Accurate methods for quantifying flood extent can provide insights into the affected area and damages (Rosser et al. 2017), and inform response (Akhtar et al. 2021). Satellite imagery and the RF algorithm are a reliable combination to create a flood extent but are not often applied in urban areas. Our methods combine GEE, satellite imagery and other freely available data to create a RF model. This model created a new flood extent of Hurricane Ida in southeastern Pennsylvania with 99% accuracy and can be applied to other urban areas. This flood extent can be used to validate flood models and view patterns of flooding at the tract level. We investigated the distribution of this event in FEMA flood zones and found that most flooding occurred in the 100-year and Other zones.

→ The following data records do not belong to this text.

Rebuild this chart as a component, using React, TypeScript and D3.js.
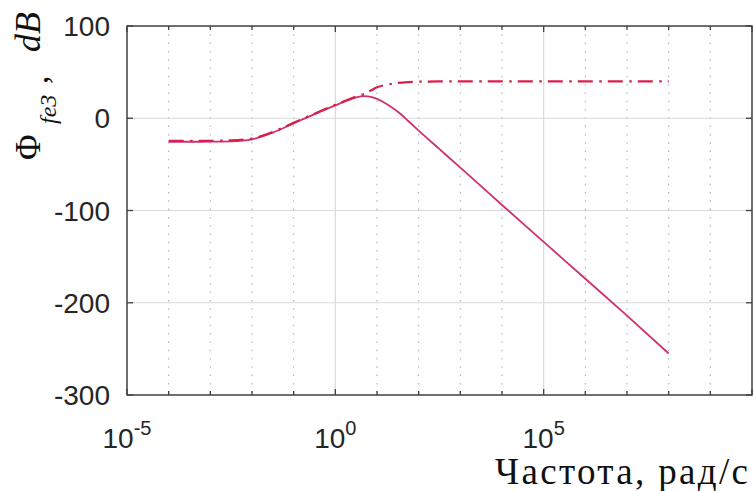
import React, { useEffect, useRef } from "react";
import * as d3 from "d3";

// log10 of frequency (rad/s) where the curves were read
const logW = [-4, -3.5, -3, -2.5, -2, -1.5, -1, -0.5, 0, 0.3, 0.5, 0.7, 0.85, 1, 1.25, 1.5, 1.75, 2, 2.5, 3, 4, 5, 6, 7, 8];
// solid curve, dB
const solidDb = [-25.5, -25.5, -25.4, -25, -22.8, -15.5, -5.5, 4.5, 14, 19.5, 22.5, 24, 23.2, 21, 15, 7, -3, -13.5, -33.5, -53.5, -94, -134, -174, -214, -255];
// dash-dot curve, dB
const dashDb = [-24.5, -24.5, -24.4, -24, -22, -14.8, -5, 5, 14.5, 20, 23.5, 26.5, 30, 33.5, 36.5, 38.3, 39.2, 39.6, 39.9, 40, 40, 40, 40, 40, 40];

const yTicks = [100, 0, -100, -200, -300];
const xLabelExp = [-5, 0, 5];
const decades = d3.range(-5, 11);

export default function App() {
  const ref = useRef(null);

  useEffect(() => {
    const root = d3.select(ref.current);
    root.selectAll("*").remove();

    const W = 754,
      H = 491;
    const left = 127,
      right = 752,
      top = 26,
      bottom = 395;

    const svg = root.append("svg").attr("width", W).attr("height", H);
    svg.append("rect").attr("width", W).attr("height", H).attr("fill", "#fff");

    const x = d3.scaleLog().domain([1e-5, 1e10]).range([left, right]);
    const y = d3.scaleLinear().domain([-300, 100]).range([bottom, top]);

    // grid
    const grid = svg.append("g");
    decades.forEach((e) => {
      if (e === -5 || e === 10) return;
      const major = e % 5 === 0;
      grid
        .append("line")
        .attr("x1", x(Math.pow(10, e)))
        .attr("x2", x(Math.pow(10, e)))
        .attr("y1", top)
        .attr("y2", bottom)
        .attr("stroke", major ? "#dadada" : "#b0b0b0")
        .attr("stroke-width", major ? 1.2 : 1.1)
        .attr("stroke-dasharray", major ? null : "1.5 6.8");
    });
    yTicks.forEach((v) => {
      if (v === 100 || v === -300) return;
      grid
        .append("line")
        .attr("x1", left)
        .attr("x2", right)
        .attr("y1", y(v))
        .attr("y2", y(v))
        .attr("stroke", "#dadada")
        .attr("stroke-width", 1.2);
    });

    // curves
    const solid = logW.map((l, i) => ({ w: Math.pow(10, l), v: solidDb[i] }));
    const dash = logW.map((l, i) => ({ w: Math.pow(10, l), v: dashDb[i] }));
    const line = d3
      .line()
      .x((d) => x(d.w))
      .y((d) => y(d.v))
      .curve(d3.curveMonotoneX);

    svg
      .append("path")
      .attr("d", line(solid))
      .attr("fill", "none")
      .attr("stroke", "#d0306e")
      .attr("stroke-width", 1.8);

    svg
      .append("path")
      .attr("d", line(dash))
      .attr("fill", "none")
      .attr("stroke", "#d91e48")
      .attr("stroke-width", 2.2)
      .attr("stroke-dasharray", "15 6.5 2.5 6");

    // box and ticks
    const axisColor = "#404040";
    svg
      .append("rect")
      .attr("x", left)
      .attr("y", top)
      .attr("width", right - left)
      .attr("height", bottom - top)
      .attr("fill", "none")
      .attr("stroke", axisColor)
      .attr("stroke-width", 1.5);

    const ticks = svg.append("g").attr("stroke", axisColor).attr("stroke-width", 1.3);
    decades.forEach((e) => {
      const xx = x(Math.pow(10, e));
      const len = e % 5 === 0 ? 6 : 4;
      ticks.append("line").attr("x1", xx).attr("x2", xx).attr("y1", bottom).attr("y2", bottom - len);
      ticks.append("line").attr("x1", xx).attr("x2", xx).attr("y1", top).attr("y2", top + len);
    });
    yTicks.forEach((v) => {
      ticks.append("line").attr("x1", left).attr("x2", left + 6).attr("y1", y(v)).attr("y2", y(v));
      ticks.append("line").attr("x1", right).attr("x2", right - 6).attr("y1", y(v)).attr("y2", y(v));
    });

    // y tick labels
    svg
      .append("g")
      .selectAll("text")
      .data(yTicks)
      .enter()
      .append("text")
      .attr("x", 110)
      .attr("y", (d) => y(d))
      .attr("dy", "0.36em")
      .attr("text-anchor", "end")
      .attr("font-family", "'Liberation Sans', Arial, sans-serif")
      .attr("font-size", 28)
      .attr("fill", "#262626")
      .text((d) => d);

    // x tick labels 10^n
    xLabelExp.forEach((e) => {
      const t = svg
        .append("text")
        .attr("x", x(Math.pow(10, e)))
        .attr("y", 448)
        .attr("text-anchor", "middle")
        .attr("font-family", "'Liberation Sans', Arial, sans-serif")
        .attr("font-size", 28)
        .attr("fill", "#262626");
      t.append("tspan").text("10");
      t.append("tspan").attr("dy", -13).attr("font-size", 20).text(e);
    });

    // x axis title
    svg
      .append("text")
      .attr("x", 495)
      .attr("y", 484)
      .attr("font-family", "'Liberation Serif', 'Times New Roman', serif")
      .attr("font-size", 37)
      .attr("textLength", 253)
      .attr("lengthAdjust", "spacing")
      .attr("fill", "#111")
      .text("Частота, рад/с");

    // y axis title
    const yl = svg
      .append("g")
      .attr("transform", "translate(40,160) rotate(-90)")
      .attr("font-family", "'Liberation Serif', 'Times New Roman', serif")
      .attr("fill", "#111");
    yl.append("text").attr("x", 0).attr("y", 0).attr("font-size", 35).text("Φ");
    yl.append("text")
      .attr("x", 36)
      .attr("y", 16)
      .attr("font-size", 24)
      .attr("font-style", "italic")
      .text("fe3");
    yl.append("text").attr("x", 76).attr("y", 8).attr("font-size", 34).text(",");
    yl.append("text")
      .attr("x", 108)
      .attr("y", 0)
      .attr("font-size", 36)
      .attr("font-style", "italic")
      .text("dB");
  }, []);

  return <div ref={ref} style={{ position: "absolute", left: 0, top: 0 }}></div>;
}
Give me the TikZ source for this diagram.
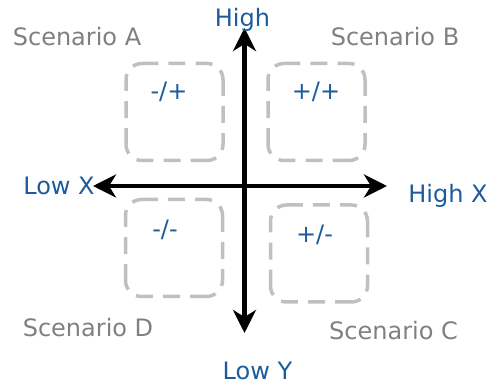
\documentclass[tikz,border=0pt]{standalone}
\usepackage{fontspec}
\setmainfont{DejaVu Sans}
\usetikzlibrary{positioning, arrows.meta}
\definecolor{axisblue}{RGB}{28,92,156}
\definecolor{scengray}{RGB}{128,128,128}
\definecolor{quadgray}{RGB}{192,192,192}

\begin{document}
\begin{tikzpicture}[x=1pt, y=-1pt, >={Stealth[length=23pt, width=23pt, inset=7pt]},
  font=\fontsize{24}{28}\selectfont,
  area/.style={minimum width=97pt, minimum height=97pt, inner sep=0pt, outer sep=0pt},
  quad/.style={draw=quadgray, line width=3.5pt, rounded corners=16pt,
    dash pattern=on 17pt off 10pt on 26pt off 10pt on 17pt off 10.1pt, dash phase=85.05pt},
  sign/.style={text=axisblue, anchor=base, inner sep=0pt},
  ends/.style={text=axisblue, anchor=base, inner sep=0pt},
  scen/.style={text=scengray, anchor=base, inner sep=0pt},
  axis/.style={line width=4.5pt}]
  \useasboundingbox (0,0) rectangle (493,387);
  % --- quadrant boxes ---
  \node[area] (qa) at (174.5,112) {};
  \node[area] (qb) at (316.5,112) {};
  \node[area] (qd) at (174,248) {};
  \node[area] (qc) at (319,253.5) {};
  \draw[quad] (qa.west) |- (qa.north east) |- (qa.south west) -- cycle;
  \draw[quad] (qb.west) |- (qb.north east) |- (qb.south west) -- cycle;
  \draw[quad] (qd.west) |- (qd.north east) |- (qd.south west) -- cycle;
  \draw[quad] (qc.west) |- (qc.north east) |- (qc.south west) -- cycle;
  \node[sign] (sa) at (169,100) {-/+};
  \node[sign] (sb) at (316,100) {+/+};
  \node[sign] (sd) at (165,238) {-/-};
  \node[sign] (sc) at (314.5,243) {+/-};
  % --- axes ---
  \coordinate (o) at (244.5,186);
  \coordinate (ytop) at (244.5,28);
  \coordinate (ybot) at (244.5,333);
  \coordinate (xlo) at (93,186);
  \coordinate (xhi) at (387,186);
  \draw[axis, <->] (xlo) -- (xhi);
  \draw[axis, <->] (ybot) -- (ytop);
  % --- axis ends ---
  \node[ends] (hy) at (242.5,27) {High};
  \node[ends] (ly) at (257.5,380) {Low Y};
  \node[ends] (lx) at (59,195) {Low X};
  \node[ends] (hx) at (448,203) {High X};
  % --- scenario names ---
  \node[scen] (na) at (77,46) {Scenario A};
  \node[scen] (nb) at (395,46) {Scenario B};
  \node[scen] (nd) at (88,337) {Scenario D};
  \node[scen] (nc) at (393.5,340) {Scenario C};
\end{tikzpicture}
\end{document}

In our study area, more floods occurred in the Minimal Hazard zone than the 500-year zone, affirming previous research that consistently found flooding outside FEMA’s flood zones. This research refined methods for creating an accurate flood extent in urban areas and created a new one for our study area. Flood extent maps can serve stakeholders such as land use managers (Sofia et al. 2017), emergency planners (Goffi et al. 2020), city planners and residents (Hosseiny et al. 2020). The maps can help inform recovery efforts, prioritize mitigation efforts (Hosseiny et al. 2020) and plan for future development (Sofia et al. 2017), making our cities more resilient to the increasing risk of floods.